- _Collected data_:
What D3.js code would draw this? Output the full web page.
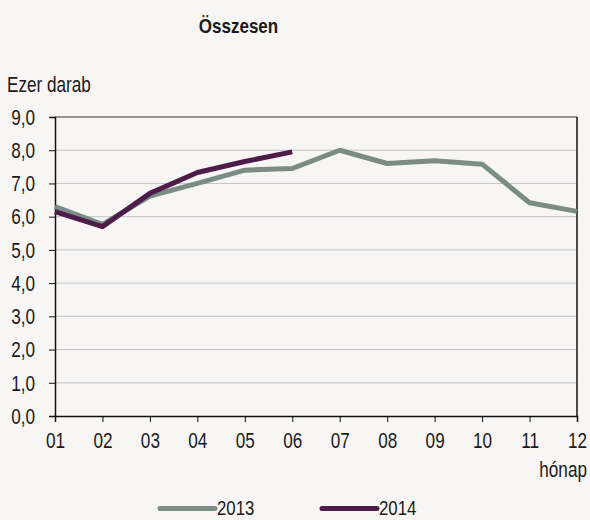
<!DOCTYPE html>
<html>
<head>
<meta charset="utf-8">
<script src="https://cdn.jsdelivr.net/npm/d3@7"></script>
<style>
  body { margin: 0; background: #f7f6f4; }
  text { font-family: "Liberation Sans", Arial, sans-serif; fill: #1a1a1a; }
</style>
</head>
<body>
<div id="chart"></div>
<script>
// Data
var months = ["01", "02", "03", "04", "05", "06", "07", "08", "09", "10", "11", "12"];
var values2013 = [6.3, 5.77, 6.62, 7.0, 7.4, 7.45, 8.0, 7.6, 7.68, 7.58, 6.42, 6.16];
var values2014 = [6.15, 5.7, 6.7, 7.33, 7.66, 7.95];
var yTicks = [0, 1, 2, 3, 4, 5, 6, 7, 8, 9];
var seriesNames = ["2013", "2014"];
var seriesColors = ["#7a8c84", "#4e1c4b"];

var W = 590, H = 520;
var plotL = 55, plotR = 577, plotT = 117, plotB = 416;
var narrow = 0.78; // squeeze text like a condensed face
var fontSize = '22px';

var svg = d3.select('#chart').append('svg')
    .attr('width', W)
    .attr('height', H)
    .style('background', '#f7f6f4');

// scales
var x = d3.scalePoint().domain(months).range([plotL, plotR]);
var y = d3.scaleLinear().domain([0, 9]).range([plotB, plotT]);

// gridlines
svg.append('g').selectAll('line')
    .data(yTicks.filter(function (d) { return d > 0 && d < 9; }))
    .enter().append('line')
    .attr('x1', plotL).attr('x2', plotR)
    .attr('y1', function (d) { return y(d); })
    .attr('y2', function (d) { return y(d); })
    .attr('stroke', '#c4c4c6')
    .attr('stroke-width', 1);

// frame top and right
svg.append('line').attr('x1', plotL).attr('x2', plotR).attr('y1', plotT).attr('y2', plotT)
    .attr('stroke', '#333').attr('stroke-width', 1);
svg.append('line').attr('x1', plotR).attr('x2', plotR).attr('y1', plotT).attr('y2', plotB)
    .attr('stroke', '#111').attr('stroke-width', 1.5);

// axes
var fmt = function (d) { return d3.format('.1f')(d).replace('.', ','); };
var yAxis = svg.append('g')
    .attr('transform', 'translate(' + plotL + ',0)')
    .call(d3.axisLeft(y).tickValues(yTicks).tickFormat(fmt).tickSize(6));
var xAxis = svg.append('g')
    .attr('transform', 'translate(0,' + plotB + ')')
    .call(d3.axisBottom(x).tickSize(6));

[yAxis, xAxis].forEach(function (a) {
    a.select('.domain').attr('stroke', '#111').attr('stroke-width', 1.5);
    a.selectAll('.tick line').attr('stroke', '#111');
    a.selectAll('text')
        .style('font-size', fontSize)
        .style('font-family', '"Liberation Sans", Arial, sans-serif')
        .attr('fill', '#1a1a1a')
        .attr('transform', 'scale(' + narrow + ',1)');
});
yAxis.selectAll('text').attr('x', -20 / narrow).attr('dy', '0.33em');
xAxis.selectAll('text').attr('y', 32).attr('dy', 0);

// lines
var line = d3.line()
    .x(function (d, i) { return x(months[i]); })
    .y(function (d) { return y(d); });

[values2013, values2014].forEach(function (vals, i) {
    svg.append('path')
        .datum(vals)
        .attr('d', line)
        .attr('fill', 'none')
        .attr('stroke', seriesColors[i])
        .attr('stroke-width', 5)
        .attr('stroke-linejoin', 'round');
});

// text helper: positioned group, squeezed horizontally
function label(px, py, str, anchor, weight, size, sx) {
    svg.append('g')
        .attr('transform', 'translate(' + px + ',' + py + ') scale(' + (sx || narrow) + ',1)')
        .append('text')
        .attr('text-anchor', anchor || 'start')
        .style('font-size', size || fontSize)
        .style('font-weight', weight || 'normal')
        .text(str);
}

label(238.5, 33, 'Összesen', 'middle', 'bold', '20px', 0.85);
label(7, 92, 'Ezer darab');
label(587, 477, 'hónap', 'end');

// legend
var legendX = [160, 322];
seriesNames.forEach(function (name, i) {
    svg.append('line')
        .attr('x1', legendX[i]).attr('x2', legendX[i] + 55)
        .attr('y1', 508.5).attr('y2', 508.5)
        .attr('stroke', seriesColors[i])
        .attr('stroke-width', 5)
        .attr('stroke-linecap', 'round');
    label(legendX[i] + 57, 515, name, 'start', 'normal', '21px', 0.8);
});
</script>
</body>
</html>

- _Exercise instructions_:
Copy each line exactly, and leave the pictures out of your copy.

- _Response_:
What D3.js code would draw this? Output the full web page.
<!DOCTYPE html>
<html>
<head>
<meta charset="utf-8">
<script src="https://cdn.jsdelivr.net/npm/d3@7"></script>
<style>
  body { margin: 0; background: #f7f6f4; }
  text { font-family: "Liberation Sans", Arial, sans-serif; fill: #1a1a1a; }
</style>
</head>
<body>
<div id="chart"></div>
<script>
// Data
var months = ["01", "02", "03", "04", "05", "06", "07", "08", "09", "10", "11", "12"];
var values2013 = [6.3, 5.77, 6.62, 7.0, 7.4, 7.45, 8.0, 7.6, 7.68, 7.58, 6.42, 6.16];
var values2014 = [6.15, 5.7, 6.7, 7.33, 7.66, 7.95];
var yTicks = [0, 1, 2, 3, 4, 5, 6, 7, 8, 9];
var seriesNames = ["2013", "2014"];
var seriesColors = ["#7a8c84", "#4e1c4b"];

var W = 590, H = 520;
var plotL = 55, plotR = 577, plotT = 117, plotB = 416;
var narrow = 0.78; // squeeze text like a condensed face
var fontSize = '22px';

var svg = d3.select('#chart').append('svg')
    .attr('width', W)
    .attr('height', H)
    .style('background', '#f7f6f4');

// scales
var x = d3.scalePoint().domain(months).range([plotL, plotR]);
var y = d3.scaleLinear().domain([0, 9]).range([plotB, plotT]);

// gridlines
svg.append('g').selectAll('line')
    .data(yTicks.filter(function (d) { return d > 0 && d < 9; }))
    .enter().append('line')
    .attr('x1', plotL).attr('x2', plotR)
    .attr('y1', function (d) { return y(d); })
    .attr('y2', function (d) { return y(d); })
    .attr('stroke', '#c4c4c6')
    .attr('stroke-width', 1);

// frame top and right
svg.append('line').attr('x1', plotL).attr('x2', plotR).attr('y1', plotT).attr('y2', plotT)
    .attr('stroke', '#333').attr('stroke-width', 1);
svg.append('line').attr('x1', plotR).attr('x2', plotR).attr('y1', plotT).attr('y2', plotB)
    .attr('stroke', '#111').attr('stroke-width', 1.5);

// axes
var fmt = function (d) { return d3.format('.1f')(d).replace('.', ','); };
var yAxis = svg.append('g')
    .attr('transform', 'translate(' + plotL + ',0)')
    .call(d3.axisLeft(y).tickValues(yTicks).tickFormat(fmt).tickSize(6));
var xAxis = svg.append('g')
    .attr('transform', 'translate(0,' + plotB + ')')
    .call(d3.axisBottom(x).tickSize(6));

[yAxis, xAxis].forEach(function (a) {
    a.select('.domain').attr('stroke', '#111').attr('stroke-width', 1.5);
    a.selectAll('.tick line').attr('stroke', '#111');
    a.selectAll('text')
        .style('font-size', fontSize)
        .style('font-family', '"Liberation Sans", Arial, sans-serif')
        .attr('fill', '#1a1a1a')
        .attr('transform', 'scale(' + narrow + ',1)');
});
yAxis.selectAll('text').attr('x', -20 / narrow).attr('dy', '0.33em');
xAxis.selectAll('text').attr('y', 32).attr('dy', 0);

// lines
var line = d3.line()
    .x(function (d, i) { return x(months[i]); })
    .y(function (d) { return y(d); });

[values2013, values2014].forEach(function (vals, i) {
    svg.append('path')
        .datum(vals)
        .attr('d', line)
        .attr('fill', 'none')
        .attr('stroke', seriesColors[i])
        .attr('stroke-width', 5)
        .attr('stroke-linejoin', 'round');
});

// text helper: positioned group, squeezed horizontally
function label(px, py, str, anchor, weight, size, sx) {
    svg.append('g')
        .attr('transform', 'translate(' + px + ',' + py + ') scale(' + (sx || narrow) + ',1)')
        .append('text')
        .attr('text-anchor', anchor || 'start')
        .style('font-size', size || fontSize)
        .style('font-weight', weight || 'normal')
        .text(str);
}

label(238.5, 33, 'Összesen', 'middle', 'bold', '20px', 0.85);
label(7, 92, 'Ezer darab');
label(587, 477, 'hónap', 'end');

// legend
var legendX = [160, 322];
seriesNames.forEach(function (name, i) {
    svg.append('line')
        .attr('x1', legendX[i]).attr('x2', legendX[i] + 55)
        .attr('y1', 508.5).attr('y2', 508.5)
        .attr('stroke', seriesColors[i])
        .attr('stroke-width', 5)
        .attr('stroke-linecap', 'round');
    label(legendX[i] + 57, 515, name, 'start', 'normal', '21px', 0.8);
});
</script>
</body>
</html>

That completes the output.